The Technical Crew of Lincoln Center's Twelfth Night

William Shakespeare's Twelfth Night is a kind of playground for designers. The play's rich text and loosely defined location offer endless possibilities. Illyria has been envisioned as a bare landscape inhabited by Puritans and a Victorian county estate, among other things. Yet none of these concepts was as magical as the recent revival at Lincoln Center Theatre, directed by Nicholas Hytner. Scenic designer Bob Crowley's Illyria was a floating world, a network of islands defined by a variety of Eastern influences, including Oriental carpeting, Buddhist temple lamps, and wall patterns from India. Natasha Katz matched the richly sensuous palette of Crowley's work with her own voluptuously colored lighting design. Most designers working in the cavernous Vivian Beaumont Theatre force the action as far downstage as possible, to create a sense of intimacy. Crowley and Katz boldly used the entire space, turning their Illyria into a limitless vista of magic and romance.

Aside from Crowley and Katz (along with costume designer Catherine Zuber and sound designer Scott Stauffer), a large team of professionals, with a vast array of skills, was assembled to realize the designers' vision. The stage floor, with its brightly colored red, blue, and gold carpet design, was one of the design's most eye-catching aspects. An amalgamation of Indian and Persian tints and textures, it was painted by Jane Snow, the charge painter, from Hudson Scenic Studios. Snow also fabricated the Alhambra-like walls of Olivia's palace, with their delicate, filigreed patterns. The ever-shifting landscape of Illyria, with its moving bridges, was the work of Scenic Technologies (Fred Gallo, VP of production and Geoffrey Friedlander, project manager), whose Stage Command System(R) made two serpentine ramps and four walkways move seamlessly throughout the play.

The job of installing the elaborate setting--an epic feat of coordination and technical skill--and making sure that everything went smoothly and according to schedule fell to Walter Murphy, production carpenter at the Beaumont. Similarly, production electrician Patrick Merryman was charged with the installation of Katz's design. Both men had their work cut out for them, since the production featured, among other things, over 1,200 lighting units and an upstage pool that held 8,700 gallons of water (not to mention a downstage pool, suitable for dipping). While Murphy got the pool installed and filled, along with the scenery and all of its moving components, Merryman made use of a multiplexing system that allowed him to provide power for the huge light plot as well as the rain system, hazers, pool pumps and heaters, scenery automation winches, and 220V lightning strobe system.

The changing atmosphere of Illyria was a key component of its design; Katz in particular made brilliant use of rain and fog effects to give an extra layer of complexity to her lighting.
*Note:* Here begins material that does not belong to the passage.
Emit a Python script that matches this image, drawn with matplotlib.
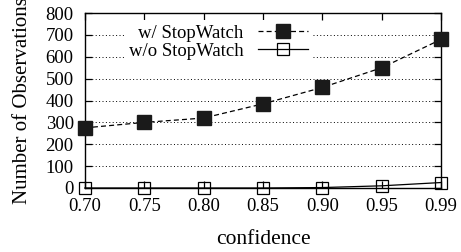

These effects were the work of special-effects maestro Gregory Meeh; in one of the production's most magical moments, the shipwrecked Viola (played by Helen Hunt) appeared out of a blue-tinted mist, like a creature born of the elements.

That moment perfectly illustrates the success of Twelfth Night, in which all the design elements blended to support the director's vision. But it also illustrates the technical teamwork that supported the designer's vision, as well. The members of the Twelfth Night technical team represent a kind of state-of-the-art lineup of what we used to call theatre crafts--from the old-fashioned skill of scenery painting, to the modern techniques of computer-controlled scenic movement, to the always necessary technical support from carpenters and electricians, to the magical illusions created by effects specialists. Each skill is unique and irreplaceable in the creation of magical theatre.